Did you write Eddie’s War because of the many kids today who are “left behind” as their parents or siblings are deployed to the Middle East?

Quite honestly, I wasn’t thinking of present-day parallels when I created Eddie, because he’s based on my father, who wrote a diary as the kid left behind. His much older brother went off to fly a bomber in the Pacific. The diary was a tremendous resource. It kept me grounded in that time and place and gave me a lot of historical farming detail that wouldn’t have been the same if I had researched it in books and journals.

What a testament to the unknown power of keeping a journal. As a country we are again in war times, already for more than ten years. Students could write about who they know who has enlisted and been deployed. They could write from experience or imagination what it is like to wait for the safe return of a brother or sister.

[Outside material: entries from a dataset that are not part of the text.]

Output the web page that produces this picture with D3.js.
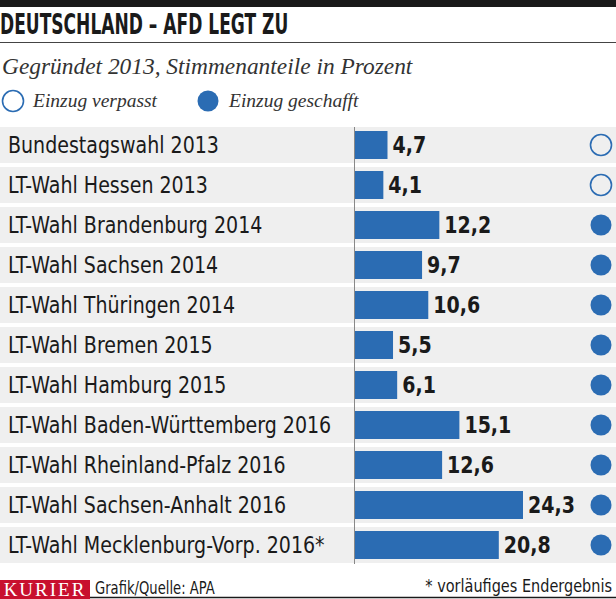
<!DOCTYPE html>
<html>
<head>
<meta charset="utf-8">
<script src="https://cdn.jsdelivr.net/npm/d3@7"></script>
<style>
  body { margin: 0; background: #fff; }
  svg { display: block; }
  .cond { font-family: "DejaVu Sans Condensed", "Liberation Sans Narrow", sans-serif; }
  .ital { font-family: "Liberation Serif", "DejaVu Serif", serif; font-style: italic; }
</style>
</head>
<body>
<svg id="chart" width="616" height="599"></svg>
<script>
const wahlen = [
  "Bundestagswahl 2013",
  "LT-Wahl Hessen 2013",
  "LT-Wahl Brandenburg 2014",
  "LT-Wahl Sachsen 2014",
  "LT-Wahl Thüringen 2014",
  "LT-Wahl Bremen 2015",
  "LT-Wahl Hamburg 2015",
  "LT-Wahl Baden-Württemberg 2016",
  "LT-Wahl Rheinland-Pfalz 2016",
  "LT-Wahl Sachsen-Anhalt 2016",
  "LT-Wahl Mecklenburg-Vorp. 2016*"
];
const anteile = [4.7, 4.1, 12.2, 9.7, 10.6, 5.5, 6.1, 15.1, 12.6, 24.3, 20.8];
const einzug = [false, false, true, true, true, true, true, true, true, true, true];

const blau = "#2b6cb3";
const schwarz = "#1a1a1a";
const svg = d3.select("#chart");

// schmale schrift: text in einer gruppe waagrecht stauchen
function schmal(parent, x, y, sx, size, weight, anchor, txt) {
  const g = parent.append("g").attr("transform", `translate(${x},${y}) scale(${sx},1)`);
  return g.append("text").attr("class", "cond")
    .attr("font-size", size).attr("font-weight", weight)
    .attr("text-anchor", anchor).attr("fill", schwarz)
    .text(txt);
}

// kopf
svg.append("rect").attr("x", 0).attr("y", 0).attr("width", 616).attr("height", 7).attr("fill", schwarz);
schmal(svg, 0, 34, 0.69, 27.5, "bold", "start", "DEUTSCHLAND – AFD LEGT ZU");
svg.append("line").attr("x1", 0).attr("x2", 616).attr("y1", 42.5).attr("y2", 42.5)
  .attr("stroke", "#444").attr("stroke-width", 1);
svg.append("text").attr("class", "ital")
  .attr("x", 2).attr("y", 74).attr("font-size", 23.4).attr("fill", "#333")
  .text("Gegründet 2013, Stimmenanteile in Prozent");

// legende
const leg = svg.append("g");
leg.append("circle").attr("cx", 13).attr("cy", 101).attr("r", 10.5)
  .attr("fill", "#fff").attr("stroke", blau).attr("stroke-width", 1.6);
leg.append("text").attr("class", "ital").attr("x", 33).attr("y", 107)
  .attr("font-size", 19.5).attr("fill", "#333").text("Einzug verpasst");
leg.append("circle").attr("cx", 208).attr("cy", 101).attr("r", 10.5).attr("fill", blau);
leg.append("text").attr("class", "ital").attr("x", 229).attr("y", 107)
  .attr("font-size", 19.5).attr("fill", "#333").text("Einzug geschafft");

// skalen
const y = d3.scaleBand().domain(wahlen).range([125, 565]).paddingInner(0.1).paddingOuter(0.05);
const x = d3.scaleLinear().domain([0, 24.3]).range([355, 523]);

const daten = wahlen.map((w, i) => ({ wahl: w, wert: anteile[i], drin: einzug[i] }));

const zeile = svg.selectAll("g.zeile")
  .data(daten)
  .enter()
  .append("g")
  .attr("class", "zeile")
  .attr("transform", d => `translate(0, ${y(d.wahl)})`);

const mitte = y.bandwidth() / 2;

zeile.append("rect")
  .attr("x", 0).attr("width", 616).attr("height", y.bandwidth())
  .attr("fill", "#efefef");

zeile.each(function (d) {
  const z = d3.select(this);
  schmal(z, 8, mitte, 0.92, 23, "normal", "start", d.wahl).attr("dy", "0.36em");
  z.append("rect")
    .attr("x", x(0)).attr("y", mitte - 14)
    .attr("width", x(d.wert) - x(0)).attr("height", 28)
    .attr("fill", blau);
  schmal(z, x(d.wert) + 5, mitte, 0.92, 23, "bold", "start",
    d3.format(".1f")(d.wert).replace(".", ",")).attr("dy", "0.36em");
});

zeile.append("circle")
  .attr("cx", 601).attr("cy", mitte).attr("r", 10.5)
  .attr("fill", d => d.drin ? blau : "none")
  .attr("stroke", blau).attr("stroke-width", d => d.drin ? 0 : 1.6);

// achse
svg.append("line")
  .attr("x1", x(0) - 0.5).attr("x2", x(0) - 0.5)
  .attr("y1", y.range()[0] + 2).attr("y2", y.range()[1] - 1)
  .attr("stroke", "#888").attr("stroke-width", 1);

// fuss
svg.append("rect").attr("x", 0).attr("y", 580).attr("width", 90).attr("height", 19).attr("fill", "#c8102e");
svg.append("text")
  .attr("x", 45).attr("y", 596).attr("text-anchor", "middle")
  .attr("font-family", "Liberation Serif, DejaVu Serif, serif")
  .attr("font-size", 19).attr("letter-spacing", 2).attr("fill", "#fff")
  .text("KURIER");
schmal(svg, 95, 594, 0.86, 17, "normal", "start", "Grafik/Quelle: APA");
schmal(svg, 612, 592, 0.87, 18.5, "normal", "end", "* vorläufiges Endergebnis");
svg.append("line").attr("x1", 90).attr("x2", 616).attr("y1", 597.5).attr("y2", 597.5)
  .attr("stroke", schwarz).attr("stroke-width", 1.5);
</script>
</body>
</html>
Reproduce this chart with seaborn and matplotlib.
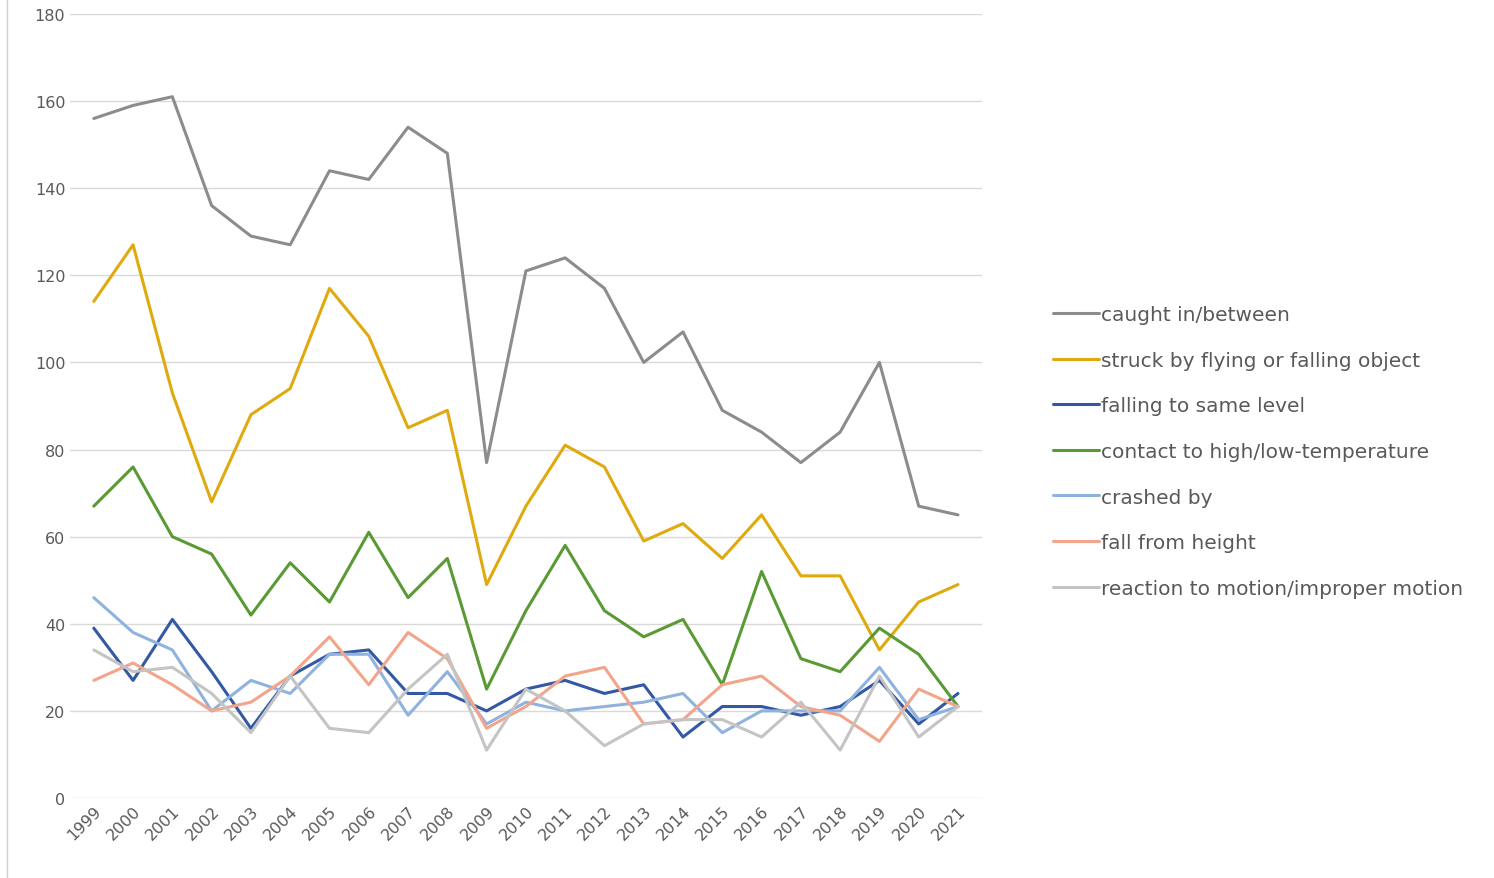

For a step into this World War II era, take a look at Carol’s website: www.carolsaller.com Readers will find historical posters and newspaper clippings as well as pages from Dad’s diary. Teachers will find writing suggestions. For example, a student could select any of the book’s 76 vignettes (chapters), each written in short lines of prose, and write a response or create their own short story.

Eddie’s War — a great resource and a great book.